* START *
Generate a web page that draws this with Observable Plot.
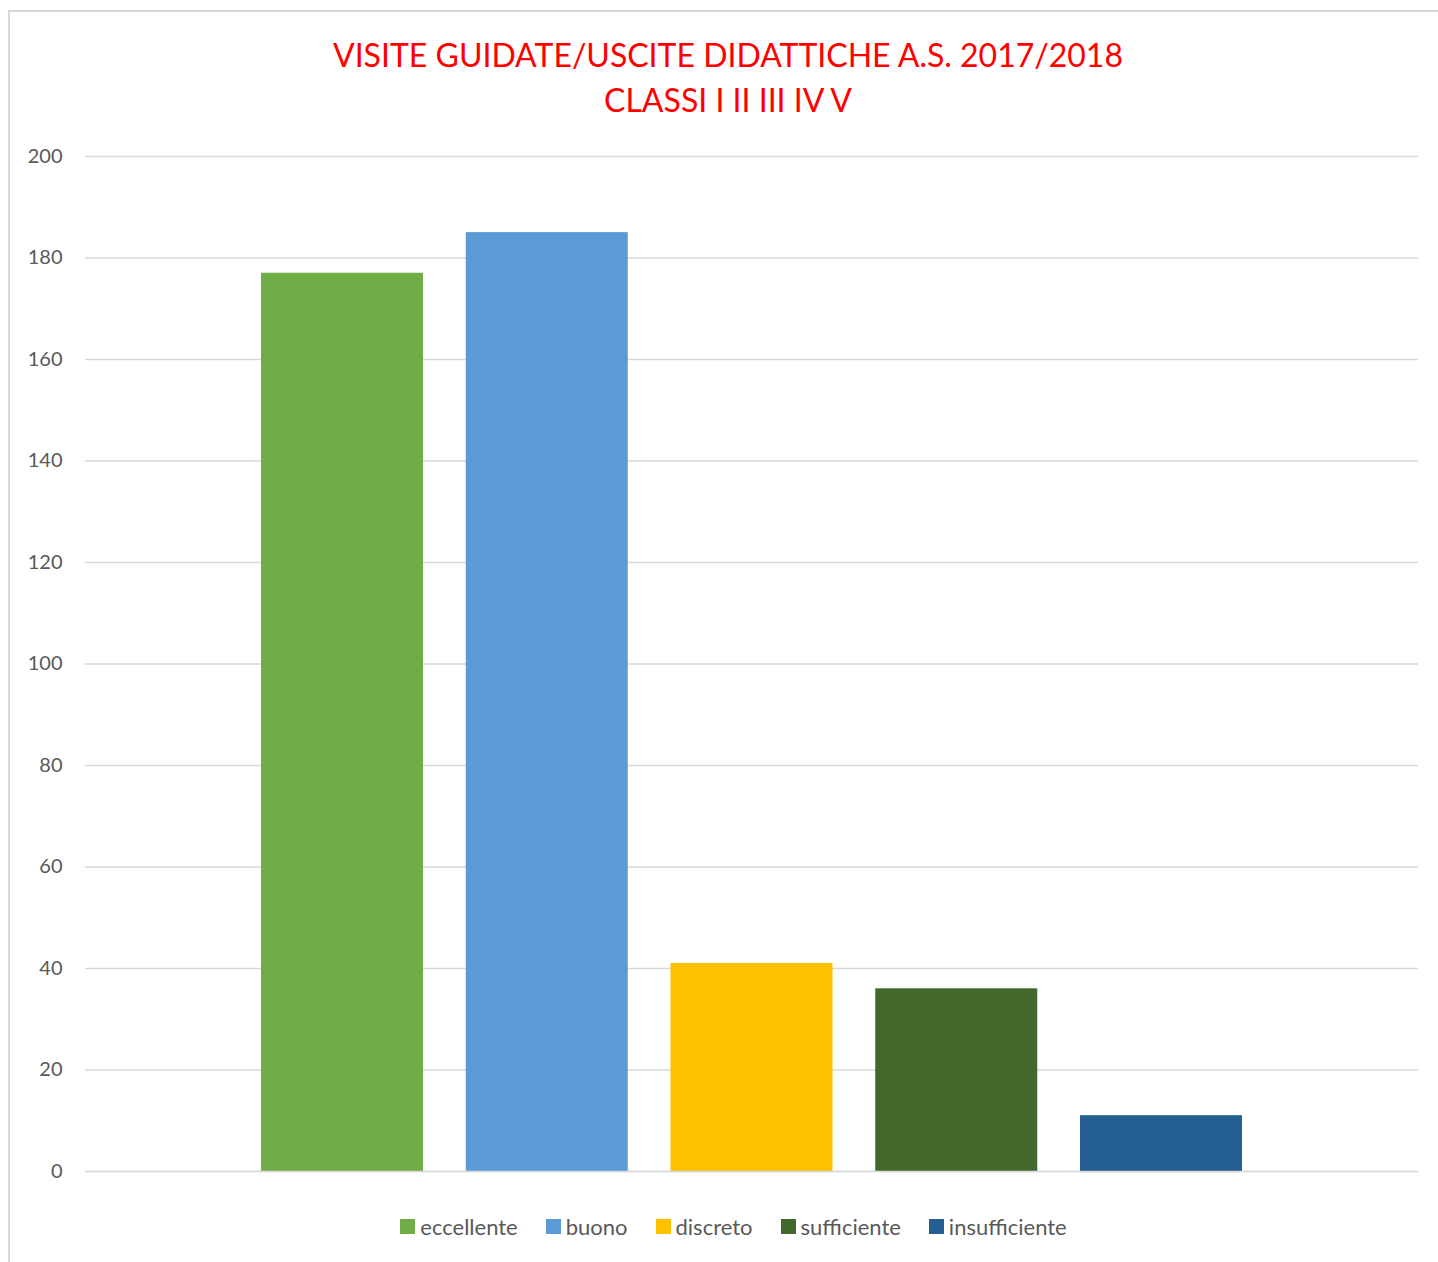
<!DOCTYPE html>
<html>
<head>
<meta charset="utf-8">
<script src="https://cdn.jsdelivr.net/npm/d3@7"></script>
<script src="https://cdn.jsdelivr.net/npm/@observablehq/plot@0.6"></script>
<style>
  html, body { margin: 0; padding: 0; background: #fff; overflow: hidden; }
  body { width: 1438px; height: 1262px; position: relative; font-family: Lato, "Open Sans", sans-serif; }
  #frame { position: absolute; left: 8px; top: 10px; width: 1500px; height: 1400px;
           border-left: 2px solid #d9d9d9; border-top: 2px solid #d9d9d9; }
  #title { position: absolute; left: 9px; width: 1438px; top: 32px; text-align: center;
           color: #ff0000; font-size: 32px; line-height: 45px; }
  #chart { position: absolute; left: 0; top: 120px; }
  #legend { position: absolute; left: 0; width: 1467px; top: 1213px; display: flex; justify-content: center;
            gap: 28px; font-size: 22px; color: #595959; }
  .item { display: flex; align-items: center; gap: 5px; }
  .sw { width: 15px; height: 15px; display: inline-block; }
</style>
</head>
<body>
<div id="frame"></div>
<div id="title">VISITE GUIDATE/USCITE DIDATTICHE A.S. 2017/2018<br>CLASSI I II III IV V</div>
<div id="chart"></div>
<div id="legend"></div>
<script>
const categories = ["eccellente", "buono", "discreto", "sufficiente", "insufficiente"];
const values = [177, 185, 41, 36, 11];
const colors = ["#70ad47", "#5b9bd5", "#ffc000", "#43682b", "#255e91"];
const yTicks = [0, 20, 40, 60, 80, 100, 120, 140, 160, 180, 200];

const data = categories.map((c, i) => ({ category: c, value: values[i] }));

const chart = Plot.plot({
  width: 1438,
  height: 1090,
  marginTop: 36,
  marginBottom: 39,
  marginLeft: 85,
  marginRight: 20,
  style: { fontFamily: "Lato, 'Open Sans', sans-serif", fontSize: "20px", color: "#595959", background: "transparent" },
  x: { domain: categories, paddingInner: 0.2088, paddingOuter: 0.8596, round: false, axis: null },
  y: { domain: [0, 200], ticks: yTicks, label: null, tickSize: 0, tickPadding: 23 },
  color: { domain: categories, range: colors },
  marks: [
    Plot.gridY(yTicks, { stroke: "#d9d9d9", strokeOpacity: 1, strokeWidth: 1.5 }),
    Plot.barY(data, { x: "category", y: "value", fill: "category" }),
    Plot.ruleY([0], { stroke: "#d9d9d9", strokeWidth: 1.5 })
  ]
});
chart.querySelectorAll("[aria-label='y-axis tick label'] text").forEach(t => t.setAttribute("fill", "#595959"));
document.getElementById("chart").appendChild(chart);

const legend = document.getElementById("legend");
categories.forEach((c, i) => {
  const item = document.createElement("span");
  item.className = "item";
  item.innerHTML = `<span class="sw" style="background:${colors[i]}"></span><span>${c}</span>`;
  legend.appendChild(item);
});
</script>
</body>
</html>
* END *
• [Direction] Return the material line for line, from its beginning to the line that contains "const data = categories.map((c, i)", with the pictures left out.

• [The solution]
Generate a web page that draws this with Observable Plot.
<!DOCTYPE html>
<html>
<head>
<meta charset="utf-8">
<script src="https://cdn.jsdelivr.net/npm/d3@7"></script>
<script src="https://cdn.jsdelivr.net/npm/@observablehq/plot@0.6"></script>
<style>
  html, body { margin: 0; padding: 0; background: #fff; overflow: hidden; }
  body { width: 1438px; height: 1262px; position: relative; font-family: Lato, "Open Sans", sans-serif; }
  #frame { position: absolute; left: 8px; top: 10px; width: 1500px; height: 1400px;
           border-left: 2px solid #d9d9d9; border-top: 2px solid #d9d9d9; }
  #title { position: absolute; left: 9px; width: 1438px; top: 32px; text-align: center;
           color: #ff0000; font-size: 32px; line-height: 45px; }
  #chart { position: absolute; left: 0; top: 120px; }
  #legend { position: absolute; left: 0; width: 1467px; top: 1213px; display: flex; justify-content: center;
            gap: 28px; font-size: 22px; color: #595959; }
  .item { display: flex; align-items: center; gap: 5px; }
  .sw { width: 15px; height: 15px; display: inline-block; }
</style>
</head>
<body>
<div id="frame"></div>
<div id="title">VISITE GUIDATE/USCITE DIDATTICHE A.S. 2017/2018<br>CLASSI I II III IV V</div>
<div id="chart"></div>
<div id="legend"></div>
<script>
const categories = ["eccellente", "buono", "discreto", "sufficiente", "insufficiente"];
const values = [177, 185, 41, 36, 11];
const colors = ["#70ad47", "#5b9bd5", "#ffc000", "#43682b", "#255e91"];
const yTicks = [0, 20, 40, 60, 80, 100, 120, 140, 160, 180, 200];

const data = categories.map((c, i) => ({ category: c, value: values[i] }));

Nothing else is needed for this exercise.